Police will allege the men were part of an Australian-based fraud syndicate working to steal identities and money from thousands of Australians through a sophisticated SMS phishing scheme.
They posed as Australian banks and telecommunications companies, misleading victims into providing their personal or financial account information, police say.
Using SIM boxes, which are capable of sending tens of thousands of text messages at a time, the group fleeced 45 customers from one bank alone - in one instance stealing more than $30,000 from a single customer.
One telecommunications provider identifying more than 49,000 messages sent to its customers within the span of one week.

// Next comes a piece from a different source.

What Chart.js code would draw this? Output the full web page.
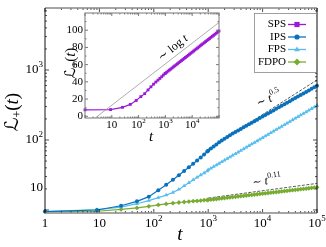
<!DOCTYPE html>
<html>
<head>
<meta charset="utf-8">
<script src="https://cdn.jsdelivr.net/npm/chart.js@4.4.0/dist/chart.umd.min.js"></script>
<style>
  html, body { margin: 0; padding: 0; background: #fff; }
  #wrap { position: relative; width: 326px; height: 247px; }
  #main { position: absolute; left: 0; top: 0; }
  #inset { position: absolute; left: 55px; top: 8px; }
</style>
</head>
<body>
<div id="wrap">
  <canvas id="main" width="326" height="247"></canvas>
  <canvas id="inset" width="170" height="140"></canvas>
</div>
<script>
// sampling times shared by every series
const times = [1, 9, 25, 49, 81, 121, 169, 225, 289, 361, 441, 529, 625, 729, 841, 961,
  1000, 1122, 1259, 1413, 1585, 1778, 1995, 2239, 2512, 2818, 3162, 3548, 3981, 4467, 5012,
  5623, 6310, 7079, 7943, 8913, 10000, 11220, 12589, 14125, 15849, 17783, 19953, 22387,
  25119, 28184, 31623, 35481, 39811, 44668, 50119, 56234, 63096, 70795, 79433, 89125, 100000];

// values
const spsValues = [7.5, 7.8, 10.4, 13.8, 18.3, 22.8, 26.3, 30.6, 34.2, 37.3, 39.8, 42.0, 44.0, 46.0, 47.9, 49.6,
  50.0, 51.2, 52.5, 53.7, 54.9, 56.1, 57.4, 58.6, 59.8, 61.0, 62.3, 63.5, 64.7, 65.9, 67.2, 68.4, 69.6,
  70.8, 72.1, 73.3, 74.5, 75.7, 77.0, 78.2, 79.4, 80.6, 81.9, 83.1, 84.3, 85.5, 86.8, 88.0, 89.2, 90.4,
  91.7, 92.9, 94.1, 95.3, 96.6, 97.8, 99.0];
const ipsValues = [9.5, 10.0, 11.5, 13.3, 15.5, 19.1, 22.9, 27.0, 31.4, 36.0, 40.7, 45.7, 50.9, 56.4, 62.1, 68.5,
  70.5, 75.5, 80.9, 86.5, 92.5, 98.4, 104.5, 110.7, 117, 123.6, 130.3, 137.1, 144.2, 151.7, 159.6, 167.9,
  176.6, 185.8, 195.4, 205.6, 216.3, 227.5, 239.3, 251.8, 264.9, 278.6, 293.1, 308.3, 324.3, 341.2, 358.9,
  377.6, 397.2, 417.8, 439.5, 462.4, 486.4, 511.7, 538.3, 566.2, 595.7];
const fpsValues = [9.5, 10.1, 11.0, 12.3, 13.6, 15.0, 16.3, 17.8, 19.7, 22.1, 24.5, 26.9, 29.3, 31.6, 33.8, 36.1,
  37.4, 39.4, 41.6, 43.9, 46.2, 48.8, 51.4, 54.2, 57.1, 60.3, 63.5, 67.0, 70.6, 74.5, 78.5, 82.8, 87.3,
  92.0, 97.0, 102.3, 107.9, 113.8, 119.9, 126.5, 133.4, 140.6, 148.3, 156.3, 164.8, 173.8, 183.2, 193.2,
  203.7, 214.8, 226.5, 238.8, 251.8, 265.5, 279.9, 295.1, 311.2];
const fdpoValues = [9.5, 9.6, 10.2, 10.7, 11.3, 11.8, 12.2, 12.5, 12.8, 13.0, 13.2, 13.35, 13.5, 13.65, 13.8, 13.9,
  13.93, 14.08, 14.22, 14.37, 14.52, 14.67, 14.83, 14.98, 15.14, 15.30, 15.45, 15.62, 15.78, 15.94, 16.11,
  16.28, 16.44, 16.62, 16.79, 16.96, 17.14, 17.32, 17.50, 17.68, 17.86, 18.05, 18.24, 18.43, 18.62, 18.81,
  19.01, 19.20, 19.41, 19.61, 19.82, 20.02, 20.23, 20.44, 20.65, 20.87, 21.09];

// guide lines
const halfGuideT = [1000, 100000];
const halfGuideL = [74, 720];
const slowGuideT = [1000, 100000];
const slowGuideL = [14.8, 24.0];
const logGuideT = [2.4, 100000];
const logGuideL = [-2, 109];

// tick labels [base, exponent]
const mainXTicks = [1, 10, 100, 1000, 10000, 100000];
const mainXLabels = [['1', ''], ['10', ''], ['10', '2'], ['10', '3'], ['10', '4'], ['10', '5']];
// the reference prints its "10" beside the 20 tick, so the label sits there
const mainYTicks = [21, 100, 1000];
const mainYLabels = [['10', ''], ['10', '2'], ['10', '3']];
const insetXTicks = [10, 100, 1000, 10000];
const insetXLabels = [['10', ''], ['10', '2'], ['10', '3'], ['10', '4']];
const insetYTicks = [0, 20, 40, 60, 80, 100];

const seriesNames = ['SPS', 'IPS', 'FPS', 'FDPO'];
const seriesColors = ['#9a1ad6', '#0a72bd', '#56bdee', '#77ac30'];
const seriesMarkers = ['rect', 'circle', 'triangle', 'rectRot'];

const SERIF = '"Liberation Serif", "DejaVu Serif", serif';
const toXY = (ts, vs) => ts.map((t, i) => ({x: t, y: vs[i]}));

function logTicks(min, max) {
  const major = [], minor = [];
  for (let e = Math.floor(Math.log10(min)); e <= Math.ceil(Math.log10(max)); e++) {
    for (let m = 1; m < 10; m++) {
      const v = m * Math.pow(10, e);
      if (v < min * 0.999 || v > max * 1.001) continue;
      (m === 1 ? major : minor).push(v);
    }
  }
  return {major, minor};
}

// draws a row of text pieces (for exponents, italics) around x,y
function richText(ctx, parts, x, y, align, rot) {
  ctx.save();
  ctx.translate(x, y);
  if (rot) ctx.rotate(rot * Math.PI / 180);
  let w = 0;
  parts.forEach(p => { ctx.font = p.f; p.w = ctx.measureText(p.t).width; w += p.w; });
  let cx = align === 'right' ? -w : align === 'left' ? 0 : -w / 2;
  ctx.textBaseline = 'middle';
  ctx.textAlign = 'left';
  ctx.fillStyle = '#000';
  parts.forEach(p => { ctx.font = p.f; ctx.fillText(p.t, cx, p.dy || 0); cx += p.w; });
  ctx.restore();
}

function powLabel(lab, size) {
  const parts = [{t: lab[0], f: size + 'px ' + SERIF}];
  if (lab[1]) parts.push({t: lab[1], f: Math.round(size * 0.68) + 'px ' + SERIF, dy: -size * 0.38});
  return parts;
}

function drawMarker(ctx, style, x, y, r, color) {
  ctx.fillStyle = color;
  ctx.beginPath();
  if (style === 'rect') ctx.rect(x - r, y - r, 2 * r, 2 * r);
  else if (style === 'circle') ctx.arc(x, y, r, 0, Math.PI * 2);
  else if (style === 'triangle') { ctx.moveTo(x, y - r * 1.2); ctx.lineTo(x + r * 1.1, y + r * 0.7); ctx.lineTo(x - r * 1.1, y + r * 0.7); ctx.closePath(); }
  else { ctx.moveTo(x, y - r * 1.3); ctx.lineTo(x + r * 1.3, y); ctx.lineTo(x, y + r * 1.3); ctx.lineTo(x - r * 1.3, y); ctx.closePath(); }
  ctx.fill();
}

function frameTicks(ctx, a, x, y, xt, yt, big, small, color) {
  ctx.strokeStyle = color;
  ctx.lineWidth = 0.8;
  ctx.beginPath();
  const tx = (v, len) => {
    const p = x.getPixelForValue(v);
    ctx.moveTo(p, a.bottom); ctx.lineTo(p, a.bottom - len);
    ctx.moveTo(p, a.top); ctx.lineTo(p, a.top + len);
  };
  const ty = (v, len) => {
    const p = y.getPixelForValue(v);
    ctx.moveTo(a.left, p); ctx.lineTo(a.left + len, p);
    ctx.moveTo(a.right, p); ctx.lineTo(a.right - len, p);
  };
  xt.major.forEach(v => tx(v, big)); xt.minor.forEach(v => tx(v, small));
  yt.major.forEach(v => ty(v, big)); yt.minor.forEach(v => ty(v, small));
  ctx.stroke();
}

const mainDecor = {
  id: 'mainDecor',
  afterDraw(chart) {
    const {ctx, chartArea: a, scales: {x, y}} = chart;
    ctx.save();
    frameTicks(ctx, a, x, y, logTicks(x.min, x.max), logTicks(y.min, y.max), 4, 2, '#222');
    // frame
    ctx.strokeStyle = '#888'; ctx.lineWidth = 1.6;
    ctx.beginPath();
    ctx.moveTo(a.left, a.top); ctx.lineTo(a.right, a.top);
    ctx.moveTo(a.left, a.bottom); ctx.lineTo(a.right, a.bottom);
    ctx.stroke();
    ctx.strokeStyle = '#111'; ctx.lineWidth = 1;
    ctx.beginPath();
    ctx.moveTo(a.left, a.top); ctx.lineTo(a.left, a.bottom);
    ctx.moveTo(a.right, a.top); ctx.lineTo(a.right, a.bottom);
    ctx.stroke();

    mainXTicks.forEach((v, i) => richText(ctx, powLabel(mainXLabels[i], 13), x.getPixelForValue(v), a.bottom + 11, 'center'));
    mainYTicks.forEach((v, i) => richText(ctx, powLabel(mainYLabels[i], 13), a.left - 2, y.getPixelForValue(v), 'right'));

    // axis titles
    richText(ctx, [{t: 't', f: 'italic 19px ' + SERIF}], 180, 235, 'center');
    richText(ctx, [
      {t: 'ℒ', f: '19px "DejaVu Serif", "DejaVu Sans", serif'},
      {t: '+', f: '12px ' + SERIF, dy: 5},
      {t: '(', f: '19px ' + SERIF},
      {t: 't', f: 'italic 19px ' + SERIF},
      {t: ')', f: '19px ' + SERIF}
    ], 13, 112, 'center', -90);

    // guide labels
    richText(ctx, [
      {t: '∼ ', f: '11px ' + SERIF}, {t: 't', f: 'italic 12px ' + SERIF},
      {t: '0.5', f: '8px ' + SERIF, dy: -5}
    ], 269, 99, 'center', -24);
    richText(ctx, [
      {t: '∼ ', f: '11px ' + SERIF}, {t: 't', f: 'italic 12px ' + SERIF},
      {t: '0.11', f: '8px ' + SERIF, dy: -5}
    ], 267, 181, 'center', -8);

    // legend
    const lx = 254, ly = 13, lw = 62, lh = 59;
    ctx.fillStyle = '#fff';
    ctx.fillRect(lx, ly, lw, lh);
    ctx.strokeStyle = '#888'; ctx.lineWidth = 0.8;
    ctx.strokeRect(lx + 0.5, ly + 0.5, lw, lh);
    seriesNames.forEach((name, i) => {
      const yy = ly + 11.5 + i * 12.5;
      richText(ctx, [{t: name, f: '11px ' + SERIF}], lx + 32, yy, 'right');
      ctx.strokeStyle = seriesColors[i]; ctx.lineWidth = 1.3;
      ctx.beginPath(); ctx.moveTo(lx + 34, yy); ctx.lineTo(lx + 52, yy); ctx.stroke();
      drawMarker(ctx, seriesMarkers[i], lx + 43, yy, 2.6, seriesColors[i]);
    });
    ctx.restore();
  }
};

const insetDecor = {
  id: 'insetDecor',
  beforeDatasetsDraw(chart) {
    const {ctx, chartArea: a} = chart;
    ctx.save();
    ctx.fillStyle = '#fff';
    ctx.fillRect(a.left, a.top, a.right - a.left, a.bottom - a.top);
    ctx.restore();
  },
  afterDraw(chart) {
    const {ctx, chartArea: a, scales: {x, y}} = chart;
    ctx.save();
    const yt = {major: insetYTicks, minor: insetYTicks.map(v => v + 10).filter(v => v < y.max)};
    frameTicks(ctx, a, x, y, logTicks(x.min, x.max), yt, 3, 1.5, '#555');
    ctx.strokeStyle = '#777'; ctx.lineWidth = 1;
    ctx.strokeRect(a.left, a.top, a.right - a.left, a.bottom - a.top);

    insetXTicks.forEach((v, i) => richText(ctx, powLabel(insetXLabels[i], 11), x.getPixelForValue(v), a.bottom + 7, 'center'));
    insetYTicks.forEach(v => richText(ctx, [{t: String(v), f: '11px ' + SERIF}], a.left - 2, y.getPixelForValue(v), 'right'));

    richText(ctx, [{t: 't', f: 'italic 15px ' + SERIF}], 96, 129, 'center');
    richText(ctx, [
      {t: 'ℒ', f: '15px "DejaVu Serif", "DejaVu Sans", serif'},
      {t: '+', f: '10px ' + SERIF, dy: 4},
      {t: '(', f: '15px ' + SERIF},
      {t: 't', f: 'italic 15px ' + SERIF},
      {t: ')', f: '15px ' + SERIF}
    ], 16, 55, 'center', -90);
    richText(ctx, [
      {t: '∼ log ', f: '12px ' + SERIF}, {t: 't', f: 'italic 12px ' + SERIF}
    ], 118, 40, 'center', -39);
    ctx.restore();
  }
};

const lineSet = (i, vals, r) => ({
  label: seriesNames[i], data: toXY(times, vals),
  borderColor: seriesColors[i], backgroundColor: seriesColors[i],
  borderWidth: 1.2, pointStyle: seriesMarkers[i], pointRadius: r,
  pointBorderWidth: 0, clip: 3
});
const guideSet = (ts, ls, color, dash) => ({
  data: toXY(ts, ls), borderColor: color, borderWidth: 0.8,
  borderDash: dash, pointRadius: 0, clip: 0
});

new Chart(document.getElementById('main'), {
  type: 'line',
  data: {
    datasets: [
      lineSet(1, ipsValues, 2),
      lineSet(2, fpsValues, 2.4),
      lineSet(3, fdpoValues, 2.4),
      guideSet(halfGuideT, halfGuideL, '#333', [3, 1.5]),
      guideSet(slowGuideT, slowGuideL, '#333', [3, 1.5])
    ]
  },
  options: {
    responsive: false, animation: false, events: [],
    layout: {padding: {left: 45, top: 8, right: 9, bottom: 34}},
    scales: {
      x: {type: 'logarithmic', min: 1, max: 100000, display: false},
      y: {type: 'logarithmic', min: 9.06, max: 7690, display: false}
    },
    plugins: {legend: {display: false}, tooltip: {enabled: false}}
  },
  plugins: [mainDecor]
});

new Chart(document.getElementById('inset'), {
  type: 'line',
  data: {
    datasets: [
      guideSet(logGuideT, logGuideL, '#999', []),
      lineSet(0, spsValues, 2)
    ]
  },
  options: {
    responsive: false, animation: false, events: [],
    layout: {padding: {left: 30, top: 5, right: 6, bottom: 30}},
    scales: {
      x: {type: 'logarithmic', min: 1, max: 100000, display: false},
      y: {type: 'linear', min: -2, max: 120, display: false}
    },
    plugins: {legend: {display: false}, tooltip: {enabled: false}}
  },
  plugins: [insetDecor]
});
</script>
</body>
</html>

The AFP and NSW Police searched properties in Burwood and Macquarie Park on Tuesday, where they seized nine SIM boxes, hundreds of SIM cards, and multiple electronic devices, including mobile phones, laptops and hard drives.
Fake ID documents, over $50,000 in cash, a money counter, methamphetamine and drug paraphernalia were also seized.
AFP Cybercrime Commander Chris Goldsmid said the sophistication and scale of the attacks was extreme.
"This fraud syndicate had absolutely no regard for the hardworking Australians they stole from, victims who may be struggling since the bushfires and COVID-19 hit the nation," Cmdr Goldsmid said in a statement.
A 50-year-old Macquarie Park man was arrested and charge with a string of offences including eight counts of giving false or misleading information, one count of dealing in identification information and one count of using a telecommunications network to commit a serious offence.
He was remanded in custody and will face Sydney Central Local Court on November 18.
A 36-year-old Burwood man will be charged with similar offences at a later date.
These kinds of scams wouldn't work if people heeded the advice to never provide confidential personal information to people you don't know and can't identify, NSW Police Cybercrime Squad Commander Detective Superintendent Matthew Craft said.
"Legitimate businesses will never call or SMS customers seeking confidential information. Always be suspicious when you receive such requests," he said in a statement.